Trump tweeted in the early hours that he would like to see the right-wing, anti-immigration politician appointed to represent Britain “as their ambassador to the United States,” adding: “He would do a great job!”

The suggestion was posted hours after Trump said he would immediately withdraw the U.S. from the Trans-Pacific Partnership trade deal — a major move that was announced in a YouTube video with no reporters present.

A spokesman for British Prime Minister Theresa May told NBC News: "There is no vacancy. We already have an excellent ambassador to the United States."

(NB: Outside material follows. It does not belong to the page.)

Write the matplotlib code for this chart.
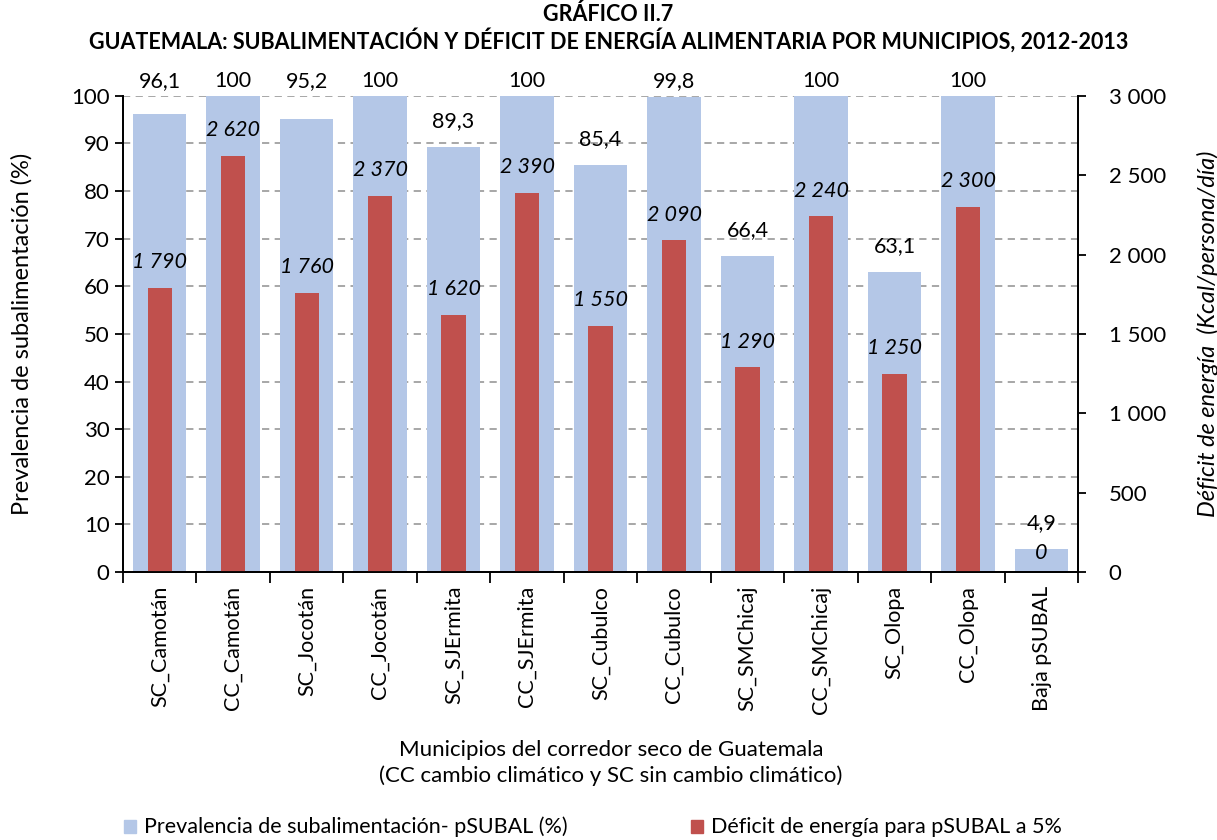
import numpy as np
import matplotlib.pyplot as plt
from matplotlib.ticker import FuncFormatter

plt.rcParams['font.family'] = ['Lato', 'DejaVu Sans']

## data
categorias = ["SC_Camotán", "CC_Camotán", "SC_Jocotán", "CC_Jocotán", "SC_SJErmita",
              "CC_SJErmita", "SC_Cubulco", "CC_Cubulco", "SC_SMChicaj", "CC_SMChicaj",
              "SC_Olopa", "CC_Olopa", "Baja pSUBAL"]
prevalencia = [96.1, 100, 95.2, 100, 89.3, 100, 85.4, 99.8, 66.4, 100, 63.1, 100, 4.9]
deficit = [1790, 2620, 1760, 2370, 1620, 2390, 1550, 2090, 1290, 2240, 1250, 2300, 0]

azul = "#b4c7e7"
rojo = "#c0504d"


def miles(v, pos=None):
    return f"{int(v):,}".replace(",", " ")


def coma(v):
    s = f"{v:g}"
    return s.replace(".", ",")


fig = plt.figure(figsize=(12.17, 8.4), dpi=100)
ax = fig.add_axes([0.101, 0.319, 0.785, 0.567])
ax2 = ax.twinx()

x = np.arange(len(categorias))
ax.bar(x, prevalencia, width=0.73, color=azul, zorder=2)
ax.set_ylim(0, 100)
ax.set_xlim(-0.5, len(categorias) - 0.5)

# red bars drawn on the right scale but on the left axes so blue stays behind
escala = 100 / 3000.0
ax.bar(x, np.array(deficit) * escala, width=0.33, color=rojo, zorder=3)

ax.set_yticks(np.arange(0, 101, 10))
ax.yaxis.grid(True, linestyle=(0, (4, 3)), color="#a0a0a0", linewidth=1.3, zorder=1)
ax.set_axisbelow(True)

ax2.set_ylim(0, 3000)
ax2.set_yticks(np.arange(0, 3001, 500))
ax2.yaxis.set_major_formatter(FuncFormatter(miles))

# value labels
for i in range(len(categorias)):
    yb = prevalencia[i] + 5.4
    if yb > 100:
        yb = 103
    ax.text(x[i], yb, coma(prevalencia[i]), ha="center", va="center",
            fontsize=15.5, clip_on=False, zorder=5)
    yr = deficit[i] * escala + 5.4
    if deficit[i] == 0:
        yr = 4.0
    ax.text(x[i], yr, miles(deficit[i]), ha="center", va="center",
            fontsize=15.5, style="italic", zorder=5)

# ticks between categories
ax.set_xticks(np.arange(-0.5, len(categorias), 1))
ax.set_xticklabels([])
ax.set_xticks(x, minor=True)
ax.set_xticklabels(categorias, minor=True, rotation=90, fontsize=15.5)
ax.tick_params(axis="x", which="minor", length=0, pad=10)
ax.tick_params(axis="x", which="major", length=8, width=1.3, direction="out")
ax.tick_params(axis="y", length=6, width=1.3, labelsize=16)
ax2.tick_params(axis="y", length=6, width=1.3, labelsize=16, pad=16)

for a in (ax, ax2):
    a.spines["top"].set_visible(False)
    for s in ("left", "right", "bottom"):
        a.spines[s].set_linewidth(1.3)

ax.set_ylabel("Prevalencia de subalimentación (%)", fontsize=17, labelpad=28)
ax2.set_ylabel("Déficit de energía  (Kcal/persona/día)", fontsize=17,
               style="italic", labelpad=22)

fig.text(0.5, 0.983, "GRÁFICO II.7", ha="center", va="center",
         fontsize=15.5, fontweight="bold")
fig.text(0.5, 0.952,
         "GUATEMALA: SUBALIMENTACIÓN Y DÉFICIT DE ENERGÍA ALIMENTARIA POR MUNICIPIOS, 2012-2013",
         ha="center", va="center", fontsize=15.5, fontweight="bold")

fig.text(0.502, 0.107, "Municipios del corredor seco de Guatemala",
         ha="center", va="center", fontsize=16)
fig.text(0.502, 0.076, "(CC cambio climático y SC sin cambio climático)",
         ha="center", va="center", fontsize=16)

# legend
fig.patches.append(plt.Rectangle((0.102, 0.008), 0.010, 0.016, color=azul,
                                 transform=fig.transFigure, figure=fig))
fig.text(0.118, 0.016, "Prevalencia de subalimentación- pSUBAL (%)",
         ha="left", va="center", fontsize=15.5)
fig.patches.append(plt.Rectangle((0.568, 0.008), 0.010, 0.016, color=rojo,
                                 transform=fig.transFigure, figure=fig))
fig.text(0.584, 0.016, "Déficit de energía para pSUBAL a 5%",
         ha="left", va="center", fontsize=15.5)

fig.savefig("out.png", dpi=100)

While leaders can pick their own diplomats, it is unprecedented to publicly suggest that other nations should appoint particular individuals.

Trump's unlikely recommendation was welcomed by a few on social media in the U.K. but greeted mostly with scorn. Tim Farron, leader of Britain's Liberal Democrat party, said it was a "frankly stupid idea."

Britain voted to quit the European Union in a June 23 referendum after a successful campaign led by Boris Johnson – now Britain’s Foreign Secretary – and endorsed by Farage. However, Farage is a bitter political rival to May and Johnson’s ruling Conservative government and is not an elected member of the House of Commons. He is an interim leader of the anti-immigration U.K. Independence Party (UKIP) and a member of the European Parliament.

Farage welcomed Trump's suggestion, writing on right-wing news site Breitbart that he had offered his services to PM May.

"I have known several of the Trump team for years and I am in a good position with the President-elect’s support to help," he wrote. "The world has changed and its time that Downing Street did too."